--- WORK TO DO ---
Leave out the pictures and repeat exactly the lines between the one containing "Reproduce this diagram with TikZ." and the one containing "height=100] (lg) at", inclusive.

Entries with chart source code
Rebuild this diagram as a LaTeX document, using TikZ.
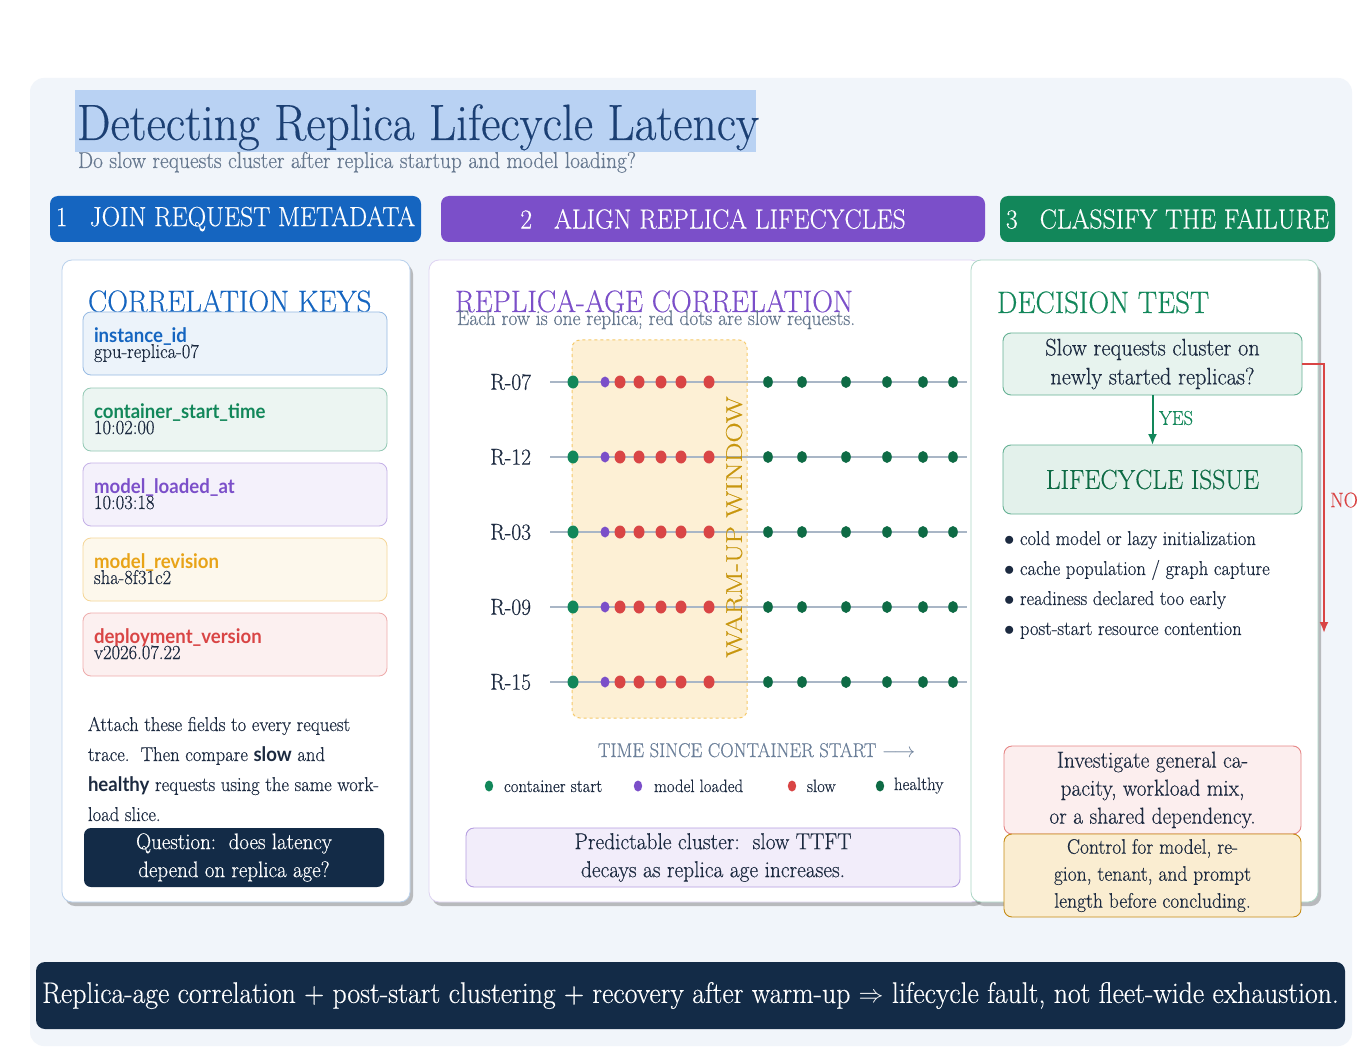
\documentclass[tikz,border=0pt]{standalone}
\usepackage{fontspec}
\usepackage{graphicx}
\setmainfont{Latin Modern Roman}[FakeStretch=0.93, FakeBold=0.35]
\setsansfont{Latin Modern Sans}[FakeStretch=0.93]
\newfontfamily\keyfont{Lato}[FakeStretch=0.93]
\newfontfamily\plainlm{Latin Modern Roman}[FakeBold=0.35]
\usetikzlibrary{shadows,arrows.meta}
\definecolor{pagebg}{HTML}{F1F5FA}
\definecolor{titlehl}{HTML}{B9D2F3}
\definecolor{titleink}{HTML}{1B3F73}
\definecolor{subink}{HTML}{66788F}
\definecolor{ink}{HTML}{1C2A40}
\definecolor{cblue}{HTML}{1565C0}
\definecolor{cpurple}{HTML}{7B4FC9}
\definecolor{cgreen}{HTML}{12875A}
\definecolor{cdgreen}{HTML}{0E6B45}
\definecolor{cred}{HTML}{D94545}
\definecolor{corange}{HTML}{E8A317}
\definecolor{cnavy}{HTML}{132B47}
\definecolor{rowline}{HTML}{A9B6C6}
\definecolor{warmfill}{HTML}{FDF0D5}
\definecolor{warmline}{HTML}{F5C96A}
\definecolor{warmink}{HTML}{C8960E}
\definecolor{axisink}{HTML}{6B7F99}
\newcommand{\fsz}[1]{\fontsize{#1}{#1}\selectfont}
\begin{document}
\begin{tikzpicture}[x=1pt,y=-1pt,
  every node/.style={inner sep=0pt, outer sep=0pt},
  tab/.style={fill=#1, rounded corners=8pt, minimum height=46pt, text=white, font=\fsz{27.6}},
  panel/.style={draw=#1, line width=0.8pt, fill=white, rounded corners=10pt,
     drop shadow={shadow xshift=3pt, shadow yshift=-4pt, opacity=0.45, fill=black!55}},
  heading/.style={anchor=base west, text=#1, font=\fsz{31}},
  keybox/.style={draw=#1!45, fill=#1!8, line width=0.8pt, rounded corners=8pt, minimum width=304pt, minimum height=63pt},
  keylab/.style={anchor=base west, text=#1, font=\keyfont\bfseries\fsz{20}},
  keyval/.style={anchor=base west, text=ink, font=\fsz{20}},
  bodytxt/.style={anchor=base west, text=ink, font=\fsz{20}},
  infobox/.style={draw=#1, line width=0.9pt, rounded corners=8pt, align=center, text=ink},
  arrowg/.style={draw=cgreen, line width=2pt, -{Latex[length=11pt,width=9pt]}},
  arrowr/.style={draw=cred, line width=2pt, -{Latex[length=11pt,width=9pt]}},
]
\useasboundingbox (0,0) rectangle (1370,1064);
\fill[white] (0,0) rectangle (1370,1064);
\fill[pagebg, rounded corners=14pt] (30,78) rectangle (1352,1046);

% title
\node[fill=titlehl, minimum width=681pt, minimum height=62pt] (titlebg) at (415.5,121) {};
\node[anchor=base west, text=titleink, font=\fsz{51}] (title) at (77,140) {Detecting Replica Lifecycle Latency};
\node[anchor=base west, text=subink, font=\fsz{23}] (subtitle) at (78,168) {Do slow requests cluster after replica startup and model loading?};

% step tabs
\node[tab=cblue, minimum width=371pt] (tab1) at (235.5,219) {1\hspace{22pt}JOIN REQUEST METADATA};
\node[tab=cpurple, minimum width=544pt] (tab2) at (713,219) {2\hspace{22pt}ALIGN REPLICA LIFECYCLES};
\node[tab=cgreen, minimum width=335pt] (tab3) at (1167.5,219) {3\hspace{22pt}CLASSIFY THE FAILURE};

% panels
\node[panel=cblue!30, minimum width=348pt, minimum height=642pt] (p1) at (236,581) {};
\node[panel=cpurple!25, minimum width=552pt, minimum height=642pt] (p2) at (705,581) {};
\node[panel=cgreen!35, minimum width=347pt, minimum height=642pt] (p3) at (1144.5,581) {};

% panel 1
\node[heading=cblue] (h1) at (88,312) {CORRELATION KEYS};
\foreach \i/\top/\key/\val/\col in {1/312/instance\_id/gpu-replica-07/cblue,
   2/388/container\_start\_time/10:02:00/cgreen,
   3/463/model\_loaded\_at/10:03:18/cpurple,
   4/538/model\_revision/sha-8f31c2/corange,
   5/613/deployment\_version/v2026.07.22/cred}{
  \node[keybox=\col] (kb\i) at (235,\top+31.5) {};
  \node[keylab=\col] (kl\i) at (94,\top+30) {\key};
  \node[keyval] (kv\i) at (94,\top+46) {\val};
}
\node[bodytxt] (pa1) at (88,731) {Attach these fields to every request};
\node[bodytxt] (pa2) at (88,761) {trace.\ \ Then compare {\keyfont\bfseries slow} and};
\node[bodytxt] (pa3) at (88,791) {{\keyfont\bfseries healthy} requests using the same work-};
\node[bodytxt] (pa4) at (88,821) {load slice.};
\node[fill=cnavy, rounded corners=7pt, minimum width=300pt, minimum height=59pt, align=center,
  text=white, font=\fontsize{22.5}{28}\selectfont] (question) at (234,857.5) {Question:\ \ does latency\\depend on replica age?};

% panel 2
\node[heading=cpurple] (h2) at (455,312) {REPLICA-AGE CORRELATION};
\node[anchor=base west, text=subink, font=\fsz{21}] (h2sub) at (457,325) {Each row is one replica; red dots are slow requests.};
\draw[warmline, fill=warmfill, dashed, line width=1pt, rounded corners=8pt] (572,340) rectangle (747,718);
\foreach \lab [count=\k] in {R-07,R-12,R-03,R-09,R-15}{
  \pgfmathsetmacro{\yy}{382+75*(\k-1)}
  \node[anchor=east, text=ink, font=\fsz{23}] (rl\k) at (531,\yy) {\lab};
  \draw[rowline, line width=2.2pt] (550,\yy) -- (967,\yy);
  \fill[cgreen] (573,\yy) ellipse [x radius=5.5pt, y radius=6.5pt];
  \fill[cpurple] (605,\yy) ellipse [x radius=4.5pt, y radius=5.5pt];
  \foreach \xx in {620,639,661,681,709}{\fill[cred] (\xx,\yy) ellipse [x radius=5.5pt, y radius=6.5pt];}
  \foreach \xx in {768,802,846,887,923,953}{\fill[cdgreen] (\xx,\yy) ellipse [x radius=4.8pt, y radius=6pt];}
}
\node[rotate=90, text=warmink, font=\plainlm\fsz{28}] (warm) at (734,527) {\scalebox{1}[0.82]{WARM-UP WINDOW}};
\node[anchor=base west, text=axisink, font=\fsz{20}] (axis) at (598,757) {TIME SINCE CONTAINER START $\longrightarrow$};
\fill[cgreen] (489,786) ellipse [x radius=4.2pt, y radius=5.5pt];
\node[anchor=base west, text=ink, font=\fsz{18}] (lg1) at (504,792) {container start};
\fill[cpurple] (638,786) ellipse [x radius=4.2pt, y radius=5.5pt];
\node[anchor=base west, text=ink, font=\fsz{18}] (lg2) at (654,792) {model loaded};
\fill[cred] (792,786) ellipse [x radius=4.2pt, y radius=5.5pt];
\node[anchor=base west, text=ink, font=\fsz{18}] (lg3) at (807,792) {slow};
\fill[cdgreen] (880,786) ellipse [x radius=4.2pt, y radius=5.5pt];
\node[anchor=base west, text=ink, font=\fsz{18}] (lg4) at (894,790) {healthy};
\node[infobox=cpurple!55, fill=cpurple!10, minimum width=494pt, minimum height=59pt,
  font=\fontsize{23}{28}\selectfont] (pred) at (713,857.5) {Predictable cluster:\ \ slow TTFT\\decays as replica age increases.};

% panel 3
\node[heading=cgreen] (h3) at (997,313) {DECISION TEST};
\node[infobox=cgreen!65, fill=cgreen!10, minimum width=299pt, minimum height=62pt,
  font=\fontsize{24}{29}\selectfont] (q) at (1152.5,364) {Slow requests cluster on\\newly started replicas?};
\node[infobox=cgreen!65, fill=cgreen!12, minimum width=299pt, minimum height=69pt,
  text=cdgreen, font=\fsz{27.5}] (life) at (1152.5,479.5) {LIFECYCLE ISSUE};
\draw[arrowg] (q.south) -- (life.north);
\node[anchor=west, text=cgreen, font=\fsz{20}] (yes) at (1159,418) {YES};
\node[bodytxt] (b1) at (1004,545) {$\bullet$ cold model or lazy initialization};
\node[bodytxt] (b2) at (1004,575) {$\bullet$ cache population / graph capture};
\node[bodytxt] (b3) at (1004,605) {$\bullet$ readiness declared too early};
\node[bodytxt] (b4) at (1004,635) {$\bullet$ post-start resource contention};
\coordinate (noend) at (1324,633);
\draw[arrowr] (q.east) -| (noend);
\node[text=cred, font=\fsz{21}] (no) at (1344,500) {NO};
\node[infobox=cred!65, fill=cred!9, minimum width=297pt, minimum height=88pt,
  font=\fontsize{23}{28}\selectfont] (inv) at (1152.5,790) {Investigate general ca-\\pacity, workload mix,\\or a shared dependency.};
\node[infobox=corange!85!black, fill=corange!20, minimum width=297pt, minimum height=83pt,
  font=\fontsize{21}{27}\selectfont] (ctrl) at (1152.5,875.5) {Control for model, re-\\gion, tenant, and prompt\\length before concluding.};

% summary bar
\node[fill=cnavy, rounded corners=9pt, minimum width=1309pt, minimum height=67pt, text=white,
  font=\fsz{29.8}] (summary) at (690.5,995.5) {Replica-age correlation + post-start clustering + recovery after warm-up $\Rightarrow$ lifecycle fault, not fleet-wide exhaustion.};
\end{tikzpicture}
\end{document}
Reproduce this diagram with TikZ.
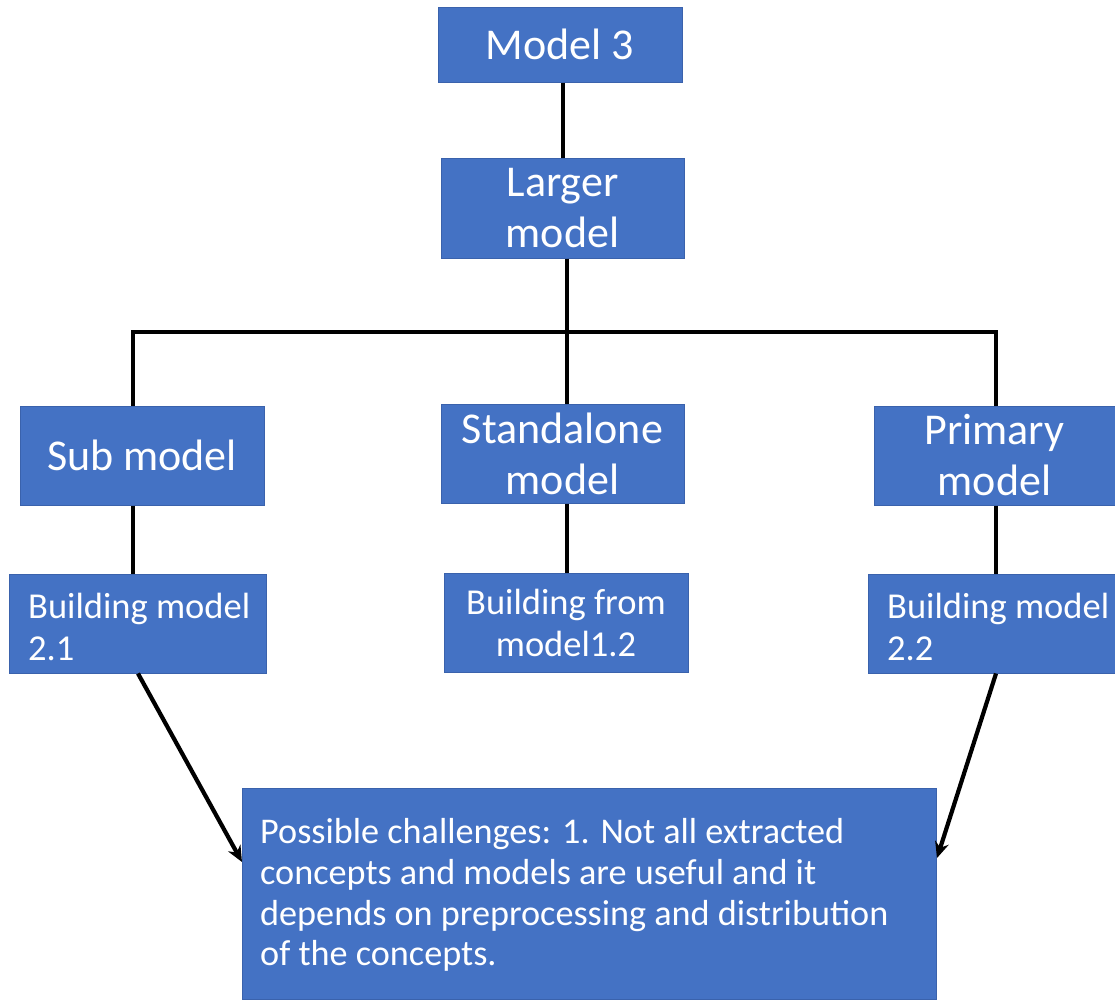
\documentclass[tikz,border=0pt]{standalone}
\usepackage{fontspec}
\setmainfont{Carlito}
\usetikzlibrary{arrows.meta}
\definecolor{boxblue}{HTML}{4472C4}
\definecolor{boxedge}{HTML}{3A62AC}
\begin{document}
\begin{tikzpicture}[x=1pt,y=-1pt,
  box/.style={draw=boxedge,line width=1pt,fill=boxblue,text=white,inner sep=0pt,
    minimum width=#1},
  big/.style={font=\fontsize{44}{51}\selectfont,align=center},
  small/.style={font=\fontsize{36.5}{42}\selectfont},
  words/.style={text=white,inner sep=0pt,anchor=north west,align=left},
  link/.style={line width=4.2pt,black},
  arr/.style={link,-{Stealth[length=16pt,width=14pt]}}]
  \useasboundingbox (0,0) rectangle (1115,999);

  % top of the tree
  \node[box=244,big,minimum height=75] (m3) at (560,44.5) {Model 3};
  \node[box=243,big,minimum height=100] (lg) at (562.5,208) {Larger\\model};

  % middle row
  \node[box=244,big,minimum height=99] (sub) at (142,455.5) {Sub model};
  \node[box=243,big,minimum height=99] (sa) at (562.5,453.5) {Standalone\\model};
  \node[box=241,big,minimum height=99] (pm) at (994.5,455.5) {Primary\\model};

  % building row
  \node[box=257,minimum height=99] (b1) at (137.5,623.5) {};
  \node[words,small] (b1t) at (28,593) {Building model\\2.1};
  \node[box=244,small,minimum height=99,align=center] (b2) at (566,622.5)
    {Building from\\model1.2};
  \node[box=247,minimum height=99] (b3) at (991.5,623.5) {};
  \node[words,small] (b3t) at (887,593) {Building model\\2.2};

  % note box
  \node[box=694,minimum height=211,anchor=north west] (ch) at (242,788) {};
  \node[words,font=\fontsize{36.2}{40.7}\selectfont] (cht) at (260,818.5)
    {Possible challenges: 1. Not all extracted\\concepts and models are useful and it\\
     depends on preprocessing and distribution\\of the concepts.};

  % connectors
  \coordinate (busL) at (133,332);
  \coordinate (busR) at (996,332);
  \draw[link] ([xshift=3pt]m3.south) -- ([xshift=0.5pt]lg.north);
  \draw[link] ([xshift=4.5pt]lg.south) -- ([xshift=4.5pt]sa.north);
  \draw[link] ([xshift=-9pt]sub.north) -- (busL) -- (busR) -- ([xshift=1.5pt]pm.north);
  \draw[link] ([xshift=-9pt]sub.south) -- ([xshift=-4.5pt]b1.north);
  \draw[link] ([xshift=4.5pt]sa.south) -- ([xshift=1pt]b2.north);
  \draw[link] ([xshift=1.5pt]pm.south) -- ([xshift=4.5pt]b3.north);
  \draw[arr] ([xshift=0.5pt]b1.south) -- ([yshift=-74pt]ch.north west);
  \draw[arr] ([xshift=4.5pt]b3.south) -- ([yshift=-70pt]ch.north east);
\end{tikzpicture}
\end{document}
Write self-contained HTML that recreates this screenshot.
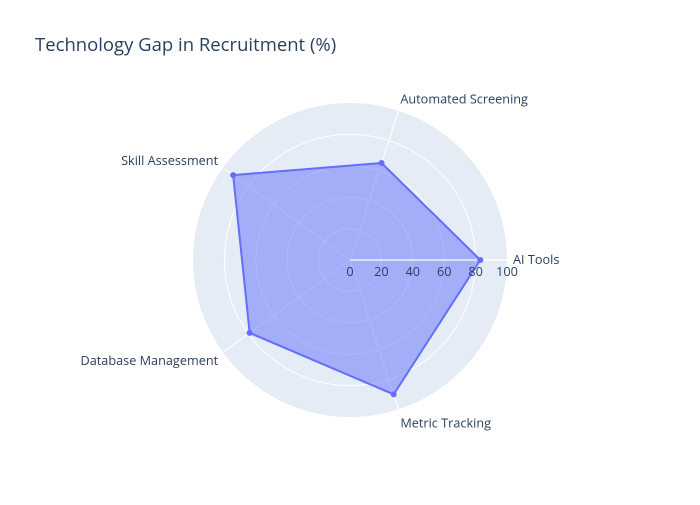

--- COMPLETE OUTPUT ---
Reproduce this diagram with TikZ.
\documentclass[tikz,border=0pt]{standalone}
\usepackage{fontspec}
\setmainfont{Carlito}
\usetikzlibrary{arrows.meta}
\definecolor{boxblue}{HTML}{4472C4}
\definecolor{boxedge}{HTML}{3A62AC}
\begin{document}
\begin{tikzpicture}[x=1pt,y=-1pt,
  box/.style={draw=boxedge,line width=1pt,fill=boxblue,text=white,inner sep=0pt,
    minimum width=#1},
  big/.style={font=\fontsize{44}{51}\selectfont,align=center},
  small/.style={font=\fontsize{36.5}{42}\selectfont},
  words/.style={text=white,inner sep=0pt,anchor=north west,align=left},
  link/.style={line width=4.2pt,black},
  arr/.style={link,-{Stealth[length=16pt,width=14pt]}}]
  \useasboundingbox (0,0) rectangle (1115,999);

  % top of the tree
  \node[box=244,big,minimum height=75] (m3) at (560,44.5) {Model 3};
  \node[box=243,big,minimum height=100] (lg) at (562.5,208) {Larger\\model};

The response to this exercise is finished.